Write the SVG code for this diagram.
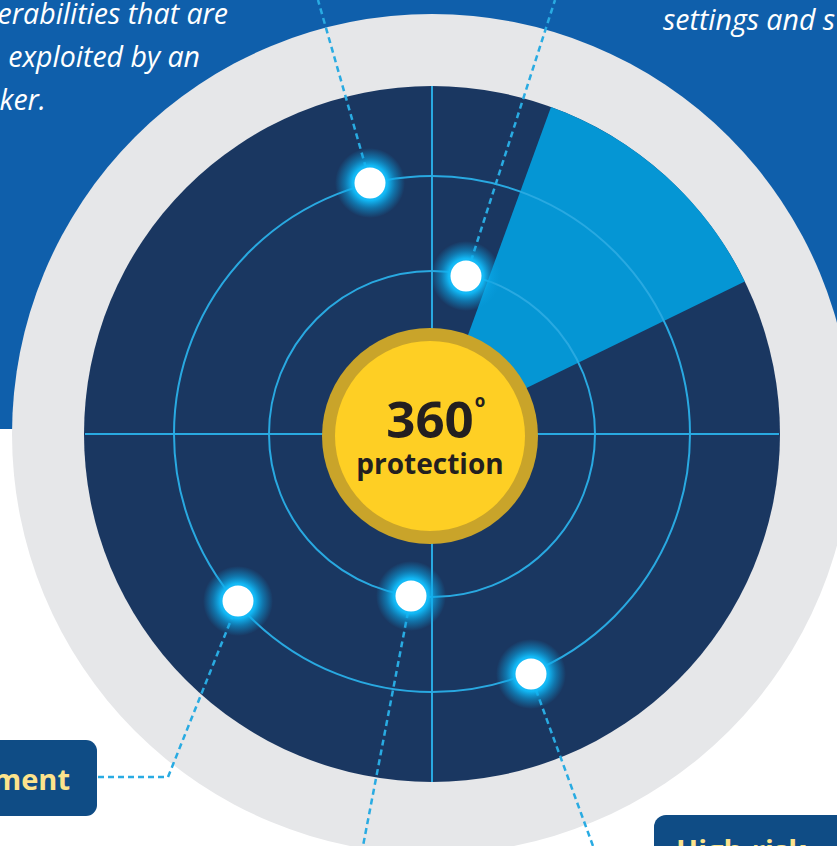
<svg xmlns="http://www.w3.org/2000/svg" width="837" height="846" viewBox="0 0 837 846">
  <defs>
    <style>
      .note { font-family: "Open Sans", "Noto Sans", sans-serif; font-style: italic; font-size: 28.5px; fill: #ffffff; }
      .ring { fill: none; stroke: #29a9e1; stroke-width: 2; }
      .cross { stroke: #29a9e1; stroke-width: 2; }
      .conn { fill: none; stroke: #29abe2; stroke-width: 2.5; stroke-dasharray: 6 4; }
      .dot { fill: #ffffff; }
      .label-box { fill: #0f4c85; }
      .label-text { font-family: "Open Sans", "Noto Sans", sans-serif; font-weight: 700; font-size: 29px; fill: #fce38c; }
      .center-text { font-family: "Open Sans", "Noto Sans", sans-serif; font-weight: 700; fill: #231f20; text-anchor: middle; }
    </style>
    <radialGradient id="glow" cx="0.5" cy="0.5" r="0.5">
      <stop offset="0" stop-color="#3fd0ff" stop-opacity="1"/>
      <stop offset="0.5" stop-color="#12b8f5" stop-opacity="1"/>
      <stop offset="0.72" stop-color="#0aa6e6" stop-opacity="0.55"/>
      <stop offset="1" stop-color="#0a9fe0" stop-opacity="0"/>
    </radialGradient>
  </defs>

  <g id="background">
    <rect x="0" y="0" width="837" height="846" fill="#ffffff"/>
    <rect x="0" y="0" width="837" height="429" fill="#0f5fab"/>
    <text class="note" x="228" y="24" text-anchor="end">erabilities that are</text>
    <text class="note" x="200" y="67" text-anchor="end">exploited by an</text>
    <text class="note" x="46" y="110" text-anchor="end">ker.</text>
    <text class="note" x="663" y="30">settings and s</text>
  </g>

  <g id="radar">
    <circle cx="432" cy="434" r="420" fill="#e6e7e9"/>
    <circle cx="432" cy="434" r="348" fill="#1a3761"/>
    <path d="M432,434 L551,107 A348,348 0 0,1 744.8,281.4 Z" fill="#0596d4"/>
    <circle class="ring" cx="432" cy="434" r="163"/>
    <circle class="ring" cx="432" cy="434" r="258"/>
    <line class="cross" x1="85" y1="434" x2="779" y2="434"/>
    <line class="cross" x1="432" y1="86" x2="432" y2="782"/>
  </g>

  <g id="connectors">
    <line class="conn" x1="366" y1="168" x2="318" y2="0"/>
    <line class="conn" x1="471" y1="261" x2="555" y2="0"/>
    <polyline class="conn" points="98,777 168,777 233,615"/>
    <line class="conn" x1="408" y1="612" x2="363" y2="846"/>
    <line class="conn" x1="536" y1="690" x2="593" y2="846"/>
  </g>

  <g id="node-1">
    <circle cx="370" cy="183" r="35" fill="url(#glow)"/>
    <circle class="dot" cx="370" cy="183" r="15.5"/>
  </g>
  <g id="node-2">
    <circle cx="466" cy="276" r="35" fill="url(#glow)"/>
    <circle class="dot" cx="466" cy="276" r="15.5"/>
  </g>
  <g id="node-3">
    <circle cx="238" cy="601" r="35" fill="url(#glow)"/>
    <circle class="dot" cx="238" cy="601" r="15.5"/>
  </g>
  <g id="node-4">
    <circle cx="411" cy="596" r="35" fill="url(#glow)"/>
    <circle class="dot" cx="411" cy="596" r="15.5"/>
  </g>
  <g id="node-5">
    <circle cx="531" cy="674" r="35" fill="url(#glow)"/>
    <circle class="dot" cx="531" cy="674" r="15.5"/>
  </g>

  <g id="center">
    <circle cx="430" cy="436" r="108" fill="#c9a42a"/>
    <circle cx="430" cy="436" r="95" fill="#fecf24"/>
    <text class="center-text" x="430" y="438" font-size="51">360</text>
    <text class="center-text" x="480" y="407" font-size="17">o</text>
    <text class="center-text" x="430" y="474" font-size="28">protection</text>
  </g>

  <g id="label-left">
    <rect class="label-box" x="-20" y="740" width="117" height="76" rx="11"/>
    <text class="label-text" x="70" y="790" text-anchor="end">ment</text>
  </g>

  <g id="label-right">
    <rect class="label-box" x="654" y="815" width="220" height="80" rx="12"/>
    <text class="label-text" x="676" y="861">High-risk</text>
  </g>
</svg>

---+---

SHORT TASK: The data above should be repeated exactly, minus any pictures.

EXERCISE OUTPUT:
Write the SVG code for this diagram.
<svg xmlns="http://www.w3.org/2000/svg" width="837" height="846" viewBox="0 0 837 846">
  <defs>
    <style>
      .note { font-family: "Open Sans", "Noto Sans", sans-serif; font-style: italic; font-size: 28.5px; fill: #ffffff; }
      .ring { fill: none; stroke: #29a9e1; stroke-width: 2; }
      .cross { stroke: #29a9e1; stroke-width: 2; }
      .conn { fill: none; stroke: #29abe2; stroke-width: 2.5; stroke-dasharray: 6 4; }
      .dot { fill: #ffffff; }
      .label-box { fill: #0f4c85; }
      .label-text { font-family: "Open Sans", "Noto Sans", sans-serif; font-weight: 700; font-size: 29px; fill: #fce38c; }
      .center-text { font-family: "Open Sans", "Noto Sans", sans-serif; font-weight: 700; fill: #231f20; text-anchor: middle; }
    </style>
    <radialGradient id="glow" cx="0.5" cy="0.5" r="0.5">
      <stop offset="0" stop-color="#3fd0ff" stop-opacity="1"/>
      <stop offset="0.5" stop-color="#12b8f5" stop-opacity="1"/>
      <stop offset="0.72" stop-color="#0aa6e6" stop-opacity="0.55"/>
      <stop offset="1" stop-color="#0a9fe0" stop-opacity="0"/>
    </radialGradient>
  </defs>

  <g id="background">
    <rect x="0" y="0" width="837" height="846" fill="#ffffff"/>
    <rect x="0" y="0" width="837" height="429" fill="#0f5fab"/>
    <text class="note" x="228" y="24" text-anchor="end">erabilities that are</text>
    <text class="note" x="200" y="67" text-anchor="end">exploited by an</text>
    <text class="note" x="46" y="110" text-anchor="end">ker.</text>
    <text class="note" x="663" y="30">settings and s</text>
  </g>

  <g id="radar">
    <circle cx="432" cy="434" r="420" fill="#e6e7e9"/>
    <circle cx="432" cy="434" r="348" fill="#1a3761"/>
    <path d="M432,434 L551,107 A348,348 0 0,1 744.8,281.4 Z" fill="#0596d4"/>
    <circle class="ring" cx="432" cy="434" r="163"/>
    <circle class="ring" cx="432" cy="434" r="258"/>
    <line class="cross" x1="85" y1="434" x2="779" y2="434"/>
    <line class="cross" x1="432" y1="86" x2="432" y2="782"/>
  </g>

  <g id="connectors">
    <line class="conn" x1="366" y1="168" x2="318" y2="0"/>
    <line class="conn" x1="471" y1="261" x2="555" y2="0"/>
    <polyline class="conn" points="98,777 168,777 233,615"/>
    <line class="conn" x1="408" y1="612" x2="363" y2="846"/>
    <line class="conn" x1="536" y1="690" x2="593" y2="846"/>
  </g>

  <g id="node-1">
    <circle cx="370" cy="183" r="35" fill="url(#glow)"/>
    <circle class="dot" cx="370" cy="183" r="15.5"/>
  </g>
  <g id="node-2">
    <circle cx="466" cy="276" r="35" fill="url(#glow)"/>
    <circle class="dot" cx="466" cy="276" r="15.5"/>
  </g>
  <g id="node-3">
    <circle cx="238" cy="601" r="35" fill="url(#glow)"/>
    <circle class="dot" cx="238" cy="601" r="15.5"/>
  </g>
  <g id="node-4">
    <circle cx="411" cy="596" r="35" fill="url(#glow)"/>
    <circle class="dot" cx="411" cy="596" r="15.5"/>
  </g>
  <g id="node-5">
    <circle cx="531" cy="674" r="35" fill="url(#glow)"/>
    <circle class="dot" cx="531" cy="674" r="15.5"/>
  </g>

  <g id="center">
    <circle cx="430" cy="436" r="108" fill="#c9a42a"/>
    <circle cx="430" cy="436" r="95" fill="#fecf24"/>
    <text class="center-text" x="430" y="438" font-size="51">360</text>
    <text class="center-text" x="480" y="407" font-size="17">o</text>
    <text class="center-text" x="430" y="474" font-size="28">protection</text>
  </g>

  <g id="label-left">
    <rect class="label-box" x="-20" y="740" width="117" height="76" rx="11"/>
    <text class="label-text" x="70" y="790" text-anchor="end">ment</text>
  </g>

  <g id="label-right">
    <rect class="label-box" x="654" y="815" width="220" height="80" rx="12"/>
    <text class="label-text" x="676" y="861">High-risk</text>
  </g>
</svg>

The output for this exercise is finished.